(Figure scripts)

______

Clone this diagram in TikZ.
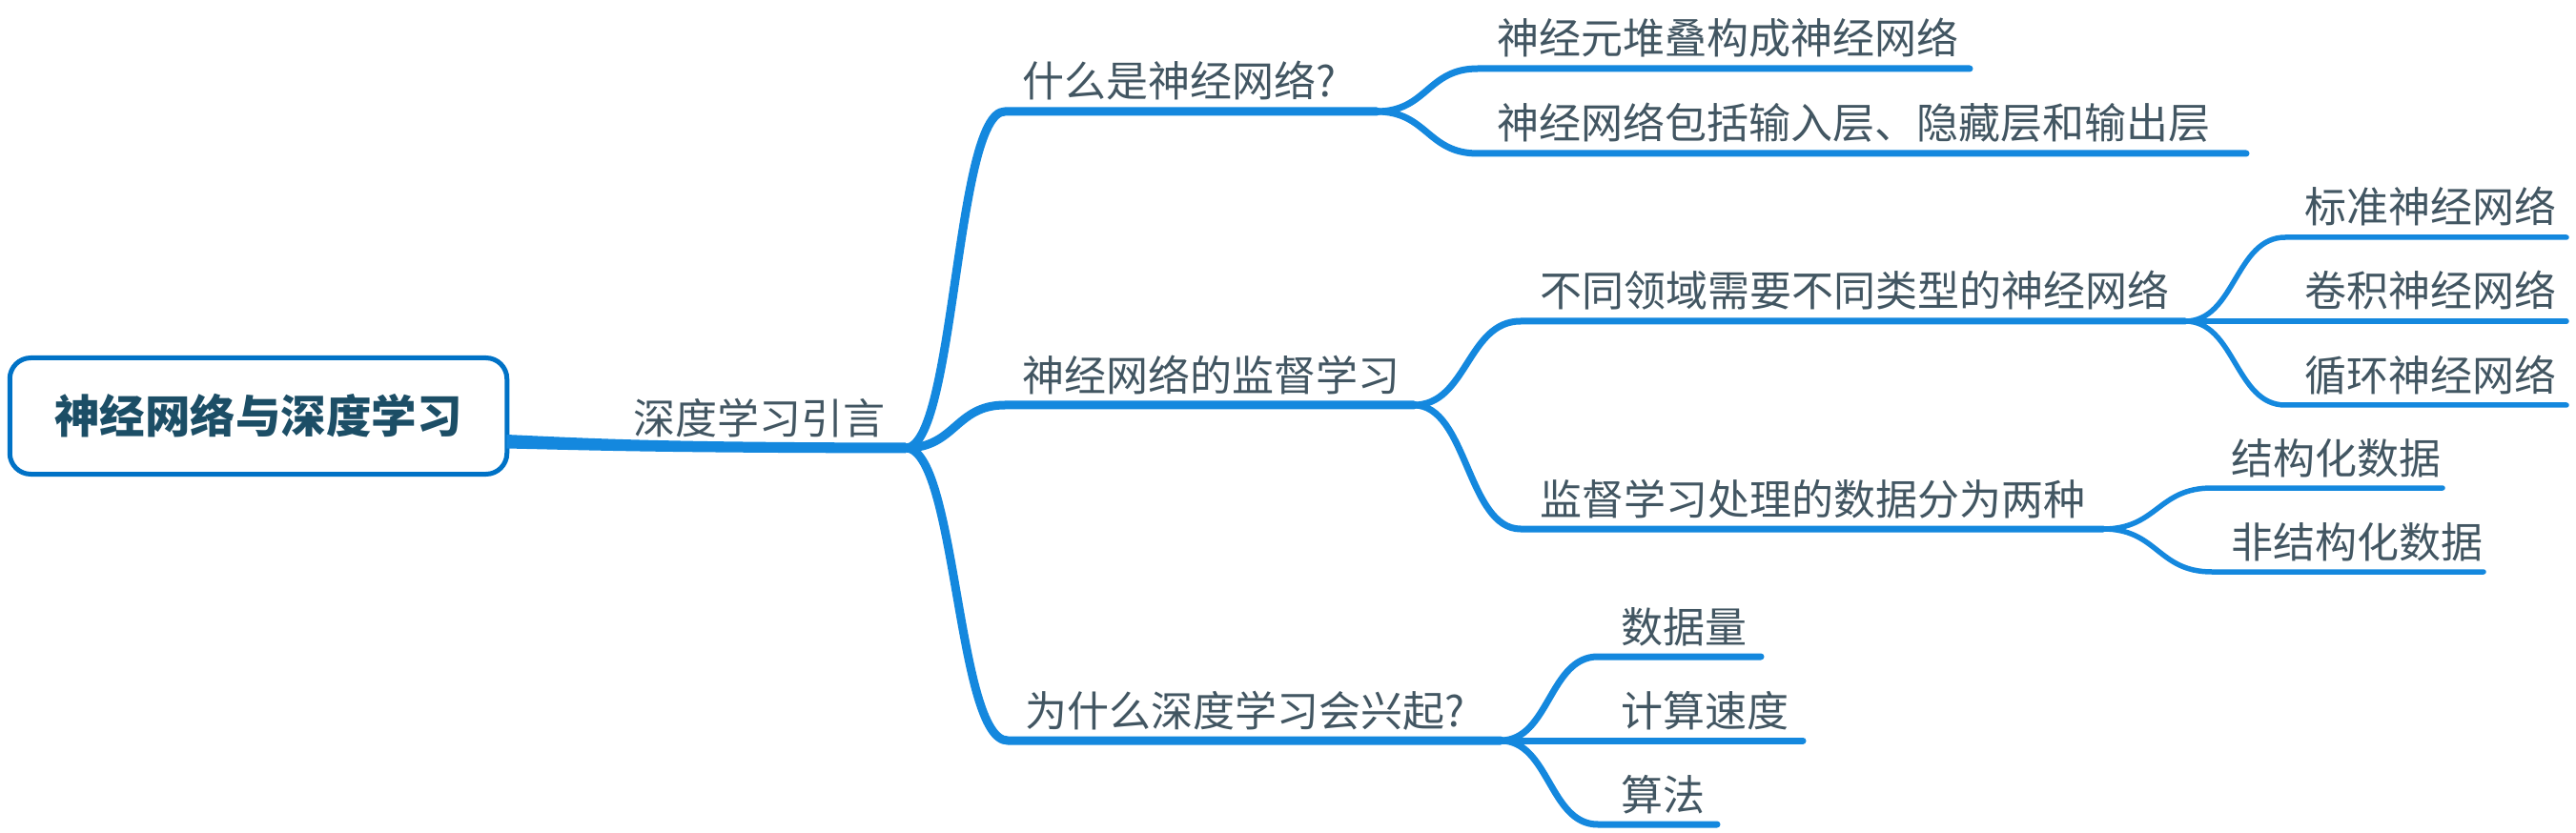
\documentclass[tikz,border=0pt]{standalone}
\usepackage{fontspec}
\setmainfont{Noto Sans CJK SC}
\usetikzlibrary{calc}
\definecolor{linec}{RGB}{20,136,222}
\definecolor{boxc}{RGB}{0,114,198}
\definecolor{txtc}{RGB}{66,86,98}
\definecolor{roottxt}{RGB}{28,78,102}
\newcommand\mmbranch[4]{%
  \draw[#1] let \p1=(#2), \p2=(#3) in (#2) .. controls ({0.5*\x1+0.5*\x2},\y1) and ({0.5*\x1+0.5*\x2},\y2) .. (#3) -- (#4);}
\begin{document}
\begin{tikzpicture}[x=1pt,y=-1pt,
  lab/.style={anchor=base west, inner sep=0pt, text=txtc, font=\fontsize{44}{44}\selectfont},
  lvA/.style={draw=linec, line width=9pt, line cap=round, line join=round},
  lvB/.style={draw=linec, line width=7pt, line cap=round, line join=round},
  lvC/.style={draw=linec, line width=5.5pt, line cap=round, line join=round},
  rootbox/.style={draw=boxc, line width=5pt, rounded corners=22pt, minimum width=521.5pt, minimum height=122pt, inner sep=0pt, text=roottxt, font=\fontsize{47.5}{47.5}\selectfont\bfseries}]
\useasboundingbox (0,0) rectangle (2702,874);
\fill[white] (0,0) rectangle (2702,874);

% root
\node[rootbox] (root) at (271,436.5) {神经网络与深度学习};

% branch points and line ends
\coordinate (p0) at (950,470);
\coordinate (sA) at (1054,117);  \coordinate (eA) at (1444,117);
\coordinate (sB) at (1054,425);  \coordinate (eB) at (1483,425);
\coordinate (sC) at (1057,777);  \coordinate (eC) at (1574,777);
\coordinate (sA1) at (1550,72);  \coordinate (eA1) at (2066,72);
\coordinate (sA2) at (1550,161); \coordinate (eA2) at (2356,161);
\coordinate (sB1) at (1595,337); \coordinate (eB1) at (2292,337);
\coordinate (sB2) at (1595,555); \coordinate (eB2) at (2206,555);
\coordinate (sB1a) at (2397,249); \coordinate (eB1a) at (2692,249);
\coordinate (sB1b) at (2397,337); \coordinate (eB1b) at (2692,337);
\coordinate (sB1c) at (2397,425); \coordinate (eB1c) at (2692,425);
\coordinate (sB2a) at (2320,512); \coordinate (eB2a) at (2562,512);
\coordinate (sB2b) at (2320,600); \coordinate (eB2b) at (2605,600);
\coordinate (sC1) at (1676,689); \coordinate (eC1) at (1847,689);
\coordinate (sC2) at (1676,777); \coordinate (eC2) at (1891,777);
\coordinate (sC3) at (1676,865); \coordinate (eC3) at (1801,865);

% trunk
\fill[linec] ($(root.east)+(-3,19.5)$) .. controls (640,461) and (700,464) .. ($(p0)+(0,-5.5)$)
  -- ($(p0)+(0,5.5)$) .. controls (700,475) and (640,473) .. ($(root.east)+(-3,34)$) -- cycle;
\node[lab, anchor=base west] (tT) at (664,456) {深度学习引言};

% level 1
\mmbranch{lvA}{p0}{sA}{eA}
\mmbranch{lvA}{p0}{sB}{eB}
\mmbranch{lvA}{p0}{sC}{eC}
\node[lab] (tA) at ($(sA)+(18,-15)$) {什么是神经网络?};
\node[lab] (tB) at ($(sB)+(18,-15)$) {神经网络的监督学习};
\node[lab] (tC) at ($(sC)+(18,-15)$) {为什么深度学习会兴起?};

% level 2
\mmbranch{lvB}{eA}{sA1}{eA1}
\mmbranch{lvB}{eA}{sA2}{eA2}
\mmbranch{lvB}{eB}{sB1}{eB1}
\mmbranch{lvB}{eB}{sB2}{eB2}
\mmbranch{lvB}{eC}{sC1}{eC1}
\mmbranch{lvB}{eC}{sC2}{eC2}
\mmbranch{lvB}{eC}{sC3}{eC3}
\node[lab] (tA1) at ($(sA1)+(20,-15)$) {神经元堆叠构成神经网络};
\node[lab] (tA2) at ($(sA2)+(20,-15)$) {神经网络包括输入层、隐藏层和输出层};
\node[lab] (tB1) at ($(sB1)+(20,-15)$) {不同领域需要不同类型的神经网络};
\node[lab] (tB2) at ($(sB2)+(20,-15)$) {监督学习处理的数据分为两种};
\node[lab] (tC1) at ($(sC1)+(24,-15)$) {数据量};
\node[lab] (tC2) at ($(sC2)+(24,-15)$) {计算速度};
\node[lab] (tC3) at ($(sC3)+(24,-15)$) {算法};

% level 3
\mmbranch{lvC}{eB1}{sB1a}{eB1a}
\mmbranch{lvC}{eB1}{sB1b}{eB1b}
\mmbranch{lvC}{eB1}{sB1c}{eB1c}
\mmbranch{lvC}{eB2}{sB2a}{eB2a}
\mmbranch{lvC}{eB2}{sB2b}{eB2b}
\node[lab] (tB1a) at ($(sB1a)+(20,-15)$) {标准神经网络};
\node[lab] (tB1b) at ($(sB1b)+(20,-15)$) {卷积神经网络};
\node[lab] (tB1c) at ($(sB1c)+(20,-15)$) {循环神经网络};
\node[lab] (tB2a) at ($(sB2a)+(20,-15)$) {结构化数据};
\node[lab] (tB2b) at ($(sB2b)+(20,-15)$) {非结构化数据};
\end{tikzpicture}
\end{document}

______

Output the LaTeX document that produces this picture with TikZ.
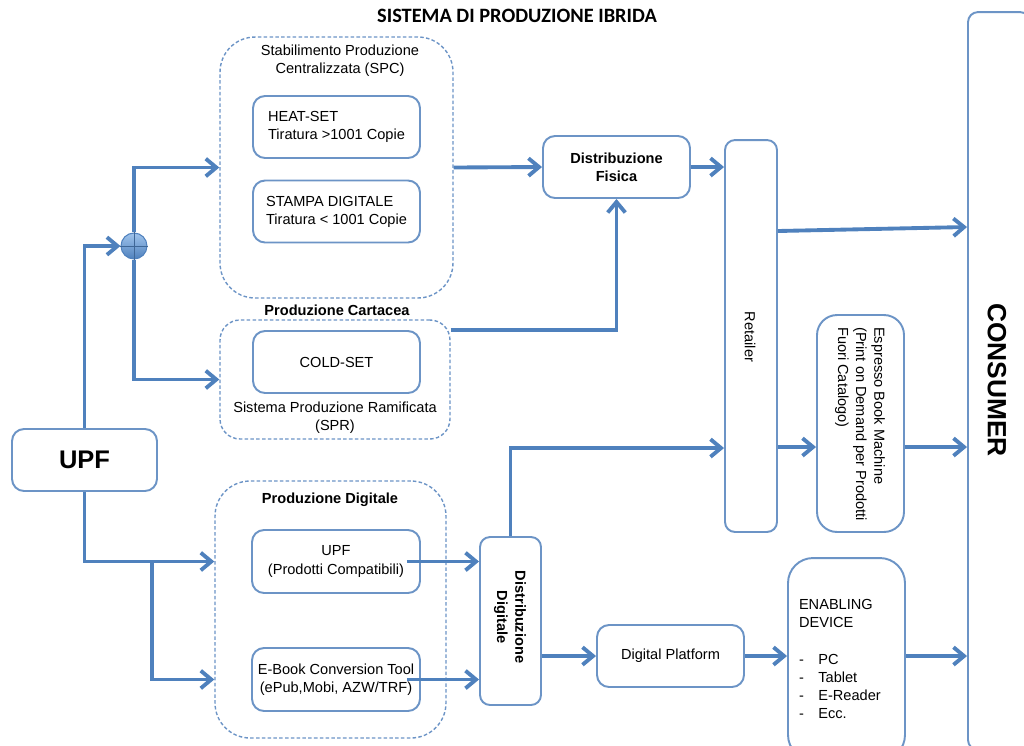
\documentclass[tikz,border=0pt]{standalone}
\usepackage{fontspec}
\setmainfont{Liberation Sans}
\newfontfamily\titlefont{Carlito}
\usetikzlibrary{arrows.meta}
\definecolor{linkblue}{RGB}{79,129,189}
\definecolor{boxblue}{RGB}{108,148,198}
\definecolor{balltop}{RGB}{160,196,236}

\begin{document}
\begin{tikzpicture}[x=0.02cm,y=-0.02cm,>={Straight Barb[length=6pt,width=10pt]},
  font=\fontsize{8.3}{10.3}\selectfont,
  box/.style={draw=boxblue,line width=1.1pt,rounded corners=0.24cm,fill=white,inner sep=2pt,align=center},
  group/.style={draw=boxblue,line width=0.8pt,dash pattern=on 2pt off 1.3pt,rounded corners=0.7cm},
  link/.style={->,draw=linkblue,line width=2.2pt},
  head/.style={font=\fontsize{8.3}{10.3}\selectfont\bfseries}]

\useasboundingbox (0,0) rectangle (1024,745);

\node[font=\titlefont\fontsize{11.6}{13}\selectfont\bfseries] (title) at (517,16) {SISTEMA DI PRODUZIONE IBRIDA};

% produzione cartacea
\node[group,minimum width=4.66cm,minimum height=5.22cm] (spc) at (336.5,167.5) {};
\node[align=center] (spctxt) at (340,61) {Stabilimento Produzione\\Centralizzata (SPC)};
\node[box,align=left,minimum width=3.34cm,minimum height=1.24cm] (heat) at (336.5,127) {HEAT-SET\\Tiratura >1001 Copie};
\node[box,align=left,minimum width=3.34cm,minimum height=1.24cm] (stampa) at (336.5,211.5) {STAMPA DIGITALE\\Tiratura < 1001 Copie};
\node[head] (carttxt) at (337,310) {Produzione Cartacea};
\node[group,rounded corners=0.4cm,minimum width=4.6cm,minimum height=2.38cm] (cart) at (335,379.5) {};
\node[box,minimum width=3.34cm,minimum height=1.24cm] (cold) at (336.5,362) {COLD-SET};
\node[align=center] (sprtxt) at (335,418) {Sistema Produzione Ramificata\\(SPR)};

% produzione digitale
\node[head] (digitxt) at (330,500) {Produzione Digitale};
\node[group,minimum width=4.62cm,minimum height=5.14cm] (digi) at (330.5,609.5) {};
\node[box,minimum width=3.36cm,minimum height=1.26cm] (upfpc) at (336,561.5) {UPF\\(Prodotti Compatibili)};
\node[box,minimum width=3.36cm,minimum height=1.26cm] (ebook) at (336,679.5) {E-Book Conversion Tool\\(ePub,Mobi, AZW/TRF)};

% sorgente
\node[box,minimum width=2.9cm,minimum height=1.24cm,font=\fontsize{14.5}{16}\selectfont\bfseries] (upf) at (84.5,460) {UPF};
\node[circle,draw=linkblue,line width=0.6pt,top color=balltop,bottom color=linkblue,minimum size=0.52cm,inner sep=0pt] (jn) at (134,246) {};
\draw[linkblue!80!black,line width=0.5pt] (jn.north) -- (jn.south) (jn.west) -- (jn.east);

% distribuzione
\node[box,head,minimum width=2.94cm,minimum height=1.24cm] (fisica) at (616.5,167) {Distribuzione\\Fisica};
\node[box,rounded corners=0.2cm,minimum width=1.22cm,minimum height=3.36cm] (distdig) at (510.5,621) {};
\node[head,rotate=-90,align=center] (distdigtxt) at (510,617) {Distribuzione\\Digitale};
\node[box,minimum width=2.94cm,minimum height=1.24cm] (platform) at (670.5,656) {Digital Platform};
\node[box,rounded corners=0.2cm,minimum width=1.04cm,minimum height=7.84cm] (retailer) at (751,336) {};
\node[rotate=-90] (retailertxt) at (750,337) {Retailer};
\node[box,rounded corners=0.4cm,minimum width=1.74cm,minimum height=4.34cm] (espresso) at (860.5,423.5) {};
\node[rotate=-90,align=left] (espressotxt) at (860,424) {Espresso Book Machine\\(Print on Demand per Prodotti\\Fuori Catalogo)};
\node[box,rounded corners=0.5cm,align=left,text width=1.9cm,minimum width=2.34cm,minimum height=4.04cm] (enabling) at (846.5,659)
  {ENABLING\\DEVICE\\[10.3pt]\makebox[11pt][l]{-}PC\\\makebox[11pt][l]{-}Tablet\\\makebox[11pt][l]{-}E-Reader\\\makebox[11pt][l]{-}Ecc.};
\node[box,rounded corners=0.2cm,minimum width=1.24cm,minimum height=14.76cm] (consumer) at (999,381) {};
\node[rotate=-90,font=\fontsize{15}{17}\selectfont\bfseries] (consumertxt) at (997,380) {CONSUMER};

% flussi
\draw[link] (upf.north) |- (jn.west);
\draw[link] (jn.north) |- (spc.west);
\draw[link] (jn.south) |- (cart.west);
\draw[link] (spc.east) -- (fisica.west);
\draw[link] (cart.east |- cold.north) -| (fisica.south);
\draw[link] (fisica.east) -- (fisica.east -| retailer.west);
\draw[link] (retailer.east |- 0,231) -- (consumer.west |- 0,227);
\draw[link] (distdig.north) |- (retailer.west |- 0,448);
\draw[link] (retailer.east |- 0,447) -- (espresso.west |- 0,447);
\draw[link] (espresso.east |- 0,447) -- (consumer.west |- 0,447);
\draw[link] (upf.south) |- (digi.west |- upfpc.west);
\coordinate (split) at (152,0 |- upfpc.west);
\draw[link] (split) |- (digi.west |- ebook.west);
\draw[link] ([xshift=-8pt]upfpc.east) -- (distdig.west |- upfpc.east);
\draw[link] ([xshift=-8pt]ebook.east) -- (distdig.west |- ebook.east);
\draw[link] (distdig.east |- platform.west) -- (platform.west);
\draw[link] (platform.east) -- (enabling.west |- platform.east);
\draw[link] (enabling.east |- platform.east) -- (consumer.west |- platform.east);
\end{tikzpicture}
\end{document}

______

- _WORK TO COMPLETE_: Keep to the stretch from the line containing "Clone this diagram in TikZ." through the line containing "(eC3) at (1801,865);", both ends included, and copy it exactly from the listing above, minus the pictures.

- _RESULT OF THIS EXERCISE_:
Clone this diagram in TikZ.
\documentclass[tikz,border=0pt]{standalone}
\usepackage{fontspec}
\setmainfont{Noto Sans CJK SC}
\usetikzlibrary{calc}
\definecolor{linec}{RGB}{20,136,222}
\definecolor{boxc}{RGB}{0,114,198}
\definecolor{txtc}{RGB}{66,86,98}
\definecolor{roottxt}{RGB}{28,78,102}
\newcommand\mmbranch[4]{%
  \draw[#1] let \p1=(#2), \p2=(#3) in (#2) .. controls ({0.5*\x1+0.5*\x2},\y1) and ({0.5*\x1+0.5*\x2},\y2) .. (#3) -- (#4);}
\begin{document}
\begin{tikzpicture}[x=1pt,y=-1pt,
  lab/.style={anchor=base west, inner sep=0pt, text=txtc, font=\fontsize{44}{44}\selectfont},
  lvA/.style={draw=linec, line width=9pt, line cap=round, line join=round},
  lvB/.style={draw=linec, line width=7pt, line cap=round, line join=round},
  lvC/.style={draw=linec, line width=5.5pt, line cap=round, line join=round},
  rootbox/.style={draw=boxc, line width=5pt, rounded corners=22pt, minimum width=521.5pt, minimum height=122pt, inner sep=0pt, text=roottxt, font=\fontsize{47.5}{47.5}\selectfont\bfseries}]
\useasboundingbox (0,0) rectangle (2702,874);
\fill[white] (0,0) rectangle (2702,874);

% root
\node[rootbox] (root) at (271,436.5) {神经网络与深度学习};

% branch points and line ends
\coordinate (p0) at (950,470);
\coordinate (sA) at (1054,117);  \coordinate (eA) at (1444,117);
\coordinate (sB) at (1054,425);  \coordinate (eB) at (1483,425);
\coordinate (sC) at (1057,777);  \coordinate (eC) at (1574,777);
\coordinate (sA1) at (1550,72);  \coordinate (eA1) at (2066,72);
\coordinate (sA2) at (1550,161); \coordinate (eA2) at (2356,161);
\coordinate (sB1) at (1595,337); \coordinate (eB1) at (2292,337);
\coordinate (sB2) at (1595,555); \coordinate (eB2) at (2206,555);
\coordinate (sB1a) at (2397,249); \coordinate (eB1a) at (2692,249);
\coordinate (sB1b) at (2397,337); \coordinate (eB1b) at (2692,337);
\coordinate (sB1c) at (2397,425); \coordinate (eB1c) at (2692,425);
\coordinate (sB2a) at (2320,512); \coordinate (eB2a) at (2562,512);
\coordinate (sB2b) at (2320,600); \coordinate (eB2b) at (2605,600);
\coordinate (sC1) at (1676,689); \coordinate (eC1) at (1847,689);
\coordinate (sC2) at (1676,777); \coordinate (eC2) at (1891,777);
\coordinate (sC3) at (1676,865); \coordinate (eC3) at (1801,865);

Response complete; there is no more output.